### Written request:
Set down the data below without change, skipping the pictures it holds.

### Data shown:
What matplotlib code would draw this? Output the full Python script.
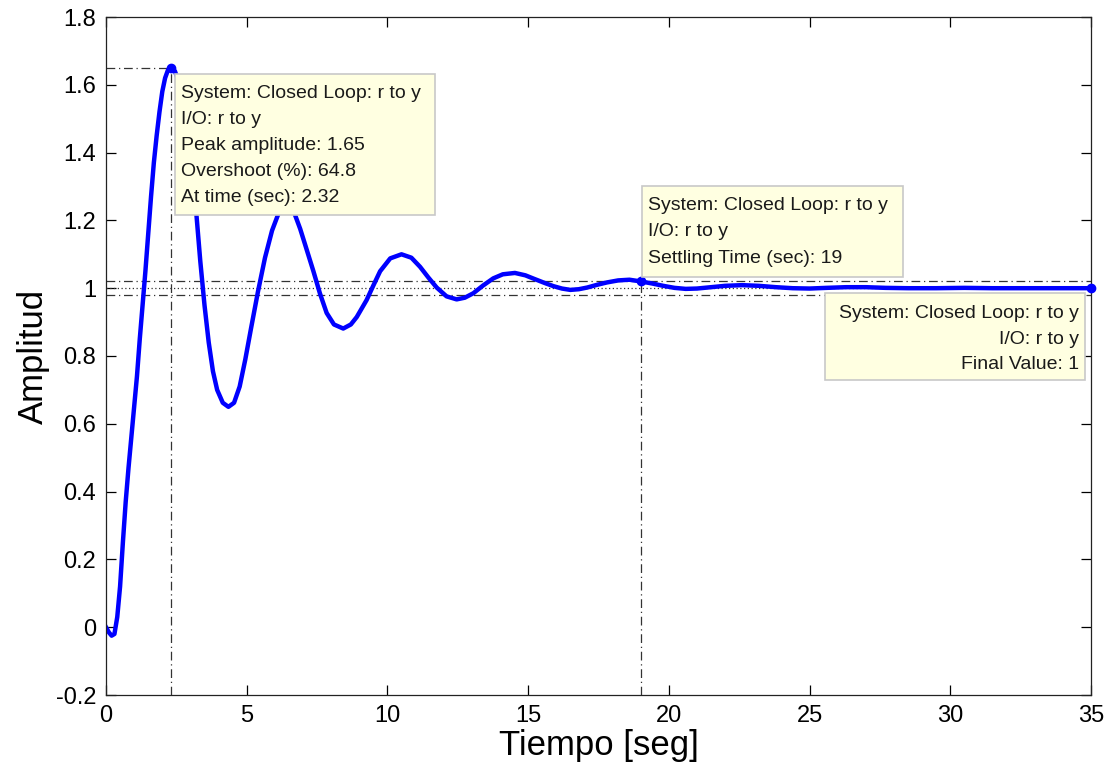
import numpy as np
import matplotlib
matplotlib.use("Agg")
from matplotlib import pyplot as plt
from matplotlib.patches import Rectangle
from matplotlib.ticker import FormatStrFormatter

plt.rcParams['font.family'] = ['Liberation Sans', 'DejaVu Sans']

# step response
time_s = [0, 0.1, 0.2, 0.3, 0.4, 0.5, 0.6, 0.7, 0.8, 0.9, 1.0, 1.1, 1.2, 1.3,
          1.4, 1.5, 1.6, 1.7, 1.8, 1.9, 2.0, 2.1, 2.2, 2.32, 2.45, 2.6, 2.75,
          2.9, 3.05, 3.2, 3.35, 3.5, 3.65, 3.8, 3.95, 4.15, 4.35, 4.55, 4.75,
          4.95, 5.15, 5.4, 5.65, 5.9, 6.15, 6.45, 6.7, 6.9, 7.07, 7.37, 7.6,
          7.84, 8.1, 8.43, 8.7, 8.91, 9.26, 9.5, 9.74, 10.1, 10.5, 10.85,
          11.16, 11.45, 11.75, 12.1, 12.46, 12.75, 13.05, 13.4, 13.76, 14.1,
          14.53, 14.9, 15.2, 15.6, 15.9, 16.2, 16.5, 16.8, 17.1, 17.45, 17.8,
          18.2, 18.6, 19.0, 19.4, 19.8, 20.2, 20.6, 21.0, 21.5, 22.0, 22.6,
          23.2, 23.8, 24.4, 25.0, 25.6, 26.3, 27.0, 27.7, 28.5, 29.5, 30.5,
          31.5, 33.0, 35.0]
amplitude = [0, -0.015, -0.025, -0.02, 0.03, 0.12, 0.25, 0.37, 0.47, 0.56,
             0.65, 0.74, 0.85, 0.95, 1.05, 1.16, 1.27, 1.37, 1.45, 1.52, 1.58,
             1.62, 1.643, 1.65, 1.64, 1.605, 1.545, 1.46, 1.36, 1.23, 1.08,
             0.95, 0.84, 0.755, 0.70, 0.662, 0.65, 0.662, 0.71, 0.79, 0.88,
             0.99, 1.09, 1.17, 1.225, 1.25, 1.22, 1.175, 1.13, 1.05, 0.985,
             0.927, 0.893, 0.881, 0.893, 0.915, 0.965, 1.008, 1.05, 1.088,
             1.10, 1.09, 1.063, 1.032, 1.002, 0.976, 0.967, 0.972, 0.985,
             1.008, 1.029, 1.041, 1.045, 1.038, 1.028, 1.015, 1.006, 0.999,
             0.995, 0.997, 1.002, 1.01, 1.017, 1.023, 1.025, 1.02, 1.014,
             1.007, 1.001, 0.998, 0.999, 1.003, 1.007, 1.009, 1.007, 1.003,
             1.0, 0.999, 1.001, 1.003, 1.003, 1.001, 1.0, 1.0, 1.001, 1.0,
             1.0, 1.0]

peak_time, peak_amp = 2.32, 1.65
settling_time, settling_amp = 19, 1.02
final_time, final_amp = 35, 1.0
band_hi, band_lo = 1.02, 0.98

x_ticks = [0, 5, 10, 15, 20, 25, 30, 35]
y_ticks = [-0.2, 0, 0.2, 0.4, 0.6, 0.8, 1.0, 1.2, 1.4, 1.6, 1.8]

peak_text = ["System: Closed Loop: r to y", "I/O: r to y",
             "Peak amplitude: 1.65", "Overshoot (%): 64.8",
             "At time (sec): 2.32"]
settle_text = ["System: Closed Loop: r to y", "I/O: r to y",
               "Settling Time (sec): 19"]
final_text = ["System: Closed Loop: r to y", "I/O: r to y", "Final Value: 1"]

W, H = 1112, 767
fig = plt.figure(figsize=(W / 100, H / 100), dpi=100)
ax = fig.add_axes([106 / W, (H - 695) / H, 985 / W, 678 / H])

dashdot = (0, (7, 3, 1, 3))
gray = '#333333'

# characteristic lines
ax.plot([0, peak_time], [peak_amp, peak_amp], color=gray, lw=0.9, ls=dashdot)
ax.plot([peak_time, peak_time], [-0.2, peak_amp], color=gray, lw=0.9, ls=dashdot)
ax.plot([settling_time, settling_time], [-0.2, settling_amp], color=gray, lw=0.9, ls=dashdot)
ax.plot([0, 35], [band_hi, band_hi], color=gray, lw=0.9, ls=dashdot)
ax.plot([0, 35], [band_lo, band_lo], color=gray, lw=0.9, ls=dashdot)
ax.plot([0, 35], [final_amp, final_amp], color=gray, lw=0.9, ls=(0, (1, 2)))

ax.plot(time_s, amplitude, color='#0000ff', lw=3.2, solid_joinstyle='round')
ax.plot([peak_time, settling_time, final_time],
        [peak_amp, settling_amp, final_amp], 'o', color='#0000ff',
        ms=6, clip_on=False, zorder=5)

ax.set_xlim(0, 35)
ax.set_ylim(-0.2, 1.8)
ax.set_xticks(x_ticks)
ax.set_yticks(y_ticks)
ax.yaxis.set_major_formatter(FormatStrFormatter('%g'))
ax.tick_params(direction='in', length=7, width=0.9, top=True, right=True,
               labelsize=17, pad=7, colors='black')
for s in ax.spines.values():
    s.set_linewidth(0.9)
    s.set_color('#222222')

ax.set_xlabel('Tiempo [seg]', fontsize=25, labelpad=2)
ax.set_ylabel('Amplitud', fontsize=25, labelpad=4)


def px(x, y):
    return x / W, 1 - y / H


def datatip(x0, y0, x1, y1, lines, line_y, text_x, ha):
    fx, fy = px(x0, y1)
    rect = Rectangle((fx, fy), (x1 - x0) / W, (y1 - y0) / H,
                     transform=fig.transFigure, facecolor='#ffffe1',
                     edgecolor='#c8c8c8', lw=1.2, zorder=10)
    fig.add_artist(rect)
    for k, line in enumerate(lines):
        tx, ty = px(text_x, line_y[k])
        fig.text(tx, ty, line, ha=ha, va='center', fontsize=14,
                 color='#1a1a1a', zorder=11)


datatip(175, 74, 435, 215, peak_text, [94, 120, 146, 172, 197], 181, 'left')
datatip(642, 186, 903, 277, settle_text, [206, 232, 258], 648, 'left')
datatip(825, 293, 1085, 380, final_text, [313, 339, 364], 1079, 'right')

fig.savefig('out.png', dpi=100)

### Task output:
What matplotlib code would draw this? Output the full Python script.
import numpy as np
import matplotlib
matplotlib.use("Agg")
from matplotlib import pyplot as plt
from matplotlib.patches import Rectangle
from matplotlib.ticker import FormatStrFormatter

plt.rcParams['font.family'] = ['Liberation Sans', 'DejaVu Sans']

# step response
time_s = [0, 0.1, 0.2, 0.3, 0.4, 0.5, 0.6, 0.7, 0.8, 0.9, 1.0, 1.1, 1.2, 1.3,
          1.4, 1.5, 1.6, 1.7, 1.8, 1.9, 2.0, 2.1, 2.2, 2.32, 2.45, 2.6, 2.75,
          2.9, 3.05, 3.2, 3.35, 3.5, 3.65, 3.8, 3.95, 4.15, 4.35, 4.55, 4.75,
          4.95, 5.15, 5.4, 5.65, 5.9, 6.15, 6.45, 6.7, 6.9, 7.07, 7.37, 7.6,
          7.84, 8.1, 8.43, 8.7, 8.91, 9.26, 9.5, 9.74, 10.1, 10.5, 10.85,
          11.16, 11.45, 11.75, 12.1, 12.46, 12.75, 13.05, 13.4, 13.76, 14.1,
          14.53, 14.9, 15.2, 15.6, 15.9, 16.2, 16.5, 16.8, 17.1, 17.45, 17.8,
          18.2, 18.6, 19.0, 19.4, 19.8, 20.2, 20.6, 21.0, 21.5, 22.0, 22.6,
          23.2, 23.8, 24.4, 25.0, 25.6, 26.3, 27.0, 27.7, 28.5, 29.5, 30.5,
          31.5, 33.0, 35.0]
amplitude = [0, -0.015, -0.025, -0.02, 0.03, 0.12, 0.25, 0.37, 0.47, 0.56,
             0.65, 0.74, 0.85, 0.95, 1.05, 1.16, 1.27, 1.37, 1.45, 1.52, 1.58,
             1.62, 1.643, 1.65, 1.64, 1.605, 1.545, 1.46, 1.36, 1.23, 1.08,
             0.95, 0.84, 0.755, 0.70, 0.662, 0.65, 0.662, 0.71, 0.79, 0.88,
             0.99, 1.09, 1.17, 1.225, 1.25, 1.22, 1.175, 1.13, 1.05, 0.985,
             0.927, 0.893, 0.881, 0.893, 0.915, 0.965, 1.008, 1.05, 1.088,
             1.10, 1.09, 1.063, 1.032, 1.002, 0.976, 0.967, 0.972, 0.985,
             1.008, 1.029, 1.041, 1.045, 1.038, 1.028, 1.015, 1.006, 0.999,
             0.995, 0.997, 1.002, 1.01, 1.017, 1.023, 1.025, 1.02, 1.014,
             1.007, 1.001, 0.998, 0.999, 1.003, 1.007, 1.009, 1.007, 1.003,
             1.0, 0.999, 1.001, 1.003, 1.003, 1.001, 1.0, 1.0, 1.001, 1.0,
             1.0, 1.0]

peak_time, peak_amp = 2.32, 1.65
settling_time, settling_amp = 19, 1.02
final_time, final_amp = 35, 1.0
band_hi, band_lo = 1.02, 0.98

x_ticks = [0, 5, 10, 15, 20, 25, 30, 35]
y_ticks = [-0.2, 0, 0.2, 0.4, 0.6, 0.8, 1.0, 1.2, 1.4, 1.6, 1.8]

peak_text = ["System: Closed Loop: r to y", "I/O: r to y",
             "Peak amplitude: 1.65", "Overshoot (%): 64.8",
             "At time (sec): 2.32"]
settle_text = ["System: Closed Loop: r to y", "I/O: r to y",
               "Settling Time (sec): 19"]
final_text = ["System: Closed Loop: r to y", "I/O: r to y", "Final Value: 1"]

W, H = 1112, 767
fig = plt.figure(figsize=(W / 100, H / 100), dpi=100)
ax = fig.add_axes([106 / W, (H - 695) / H, 985 / W, 678 / H])

dashdot = (0, (7, 3, 1, 3))
gray = '#333333'

# characteristic lines
ax.plot([0, peak_time], [peak_amp, peak_amp], color=gray, lw=0.9, ls=dashdot)
ax.plot([peak_time, peak_time], [-0.2, peak_amp], color=gray, lw=0.9, ls=dashdot)
ax.plot([settling_time, settling_time], [-0.2, settling_amp], color=gray, lw=0.9, ls=dashdot)
ax.plot([0, 35], [band_hi, band_hi], color=gray, lw=0.9, ls=dashdot)
ax.plot([0, 35], [band_lo, band_lo], color=gray, lw=0.9, ls=dashdot)
ax.plot([0, 35], [final_amp, final_amp], color=gray, lw=0.9, ls=(0, (1, 2)))

ax.plot(time_s, amplitude, color='#0000ff', lw=3.2, solid_joinstyle='round')
ax.plot([peak_time, settling_time, final_time],
        [peak_amp, settling_amp, final_amp], 'o', color='#0000ff',
        ms=6, clip_on=False, zorder=5)

ax.set_xlim(0, 35)
ax.set_ylim(-0.2, 1.8)
ax.set_xticks(x_ticks)
ax.set_yticks(y_ticks)
ax.yaxis.set_major_formatter(FormatStrFormatter('%g'))
ax.tick_params(direction='in', length=7, width=0.9, top=True, right=True,
               labelsize=17, pad=7, colors='black')
for s in ax.spines.values():
    s.set_linewidth(0.9)
    s.set_color('#222222')

ax.set_xlabel('Tiempo [seg]', fontsize=25, labelpad=2)
ax.set_ylabel('Amplitud', fontsize=25, labelpad=4)


def px(x, y):
    return x / W, 1 - y / H


def datatip(x0, y0, x1, y1, lines, line_y, text_x, ha):
    fx, fy = px(x0, y1)
    rect = Rectangle((fx, fy), (x1 - x0) / W, (y1 - y0) / H,
                     transform=fig.transFigure, facecolor='#ffffe1',
                     edgecolor='#c8c8c8', lw=1.2, zorder=10)
    fig.add_artist(rect)
    for k, line in enumerate(lines):
        tx, ty = px(text_x, line_y[k])
        fig.text(tx, ty, line, ha=ha, va='center', fontsize=14,
                 color='#1a1a1a', zorder=11)


datatip(175, 74, 435, 215, peak_text, [94, 120, 146, 172, 197], 181, 'left')
datatip(642, 186, 903, 277, settle_text, [206, 232, 258], 648, 'left')
datatip(825, 293, 1085, 380, final_text, [313, 339, 364], 1079, 'right')

fig.savefig('out.png', dpi=100)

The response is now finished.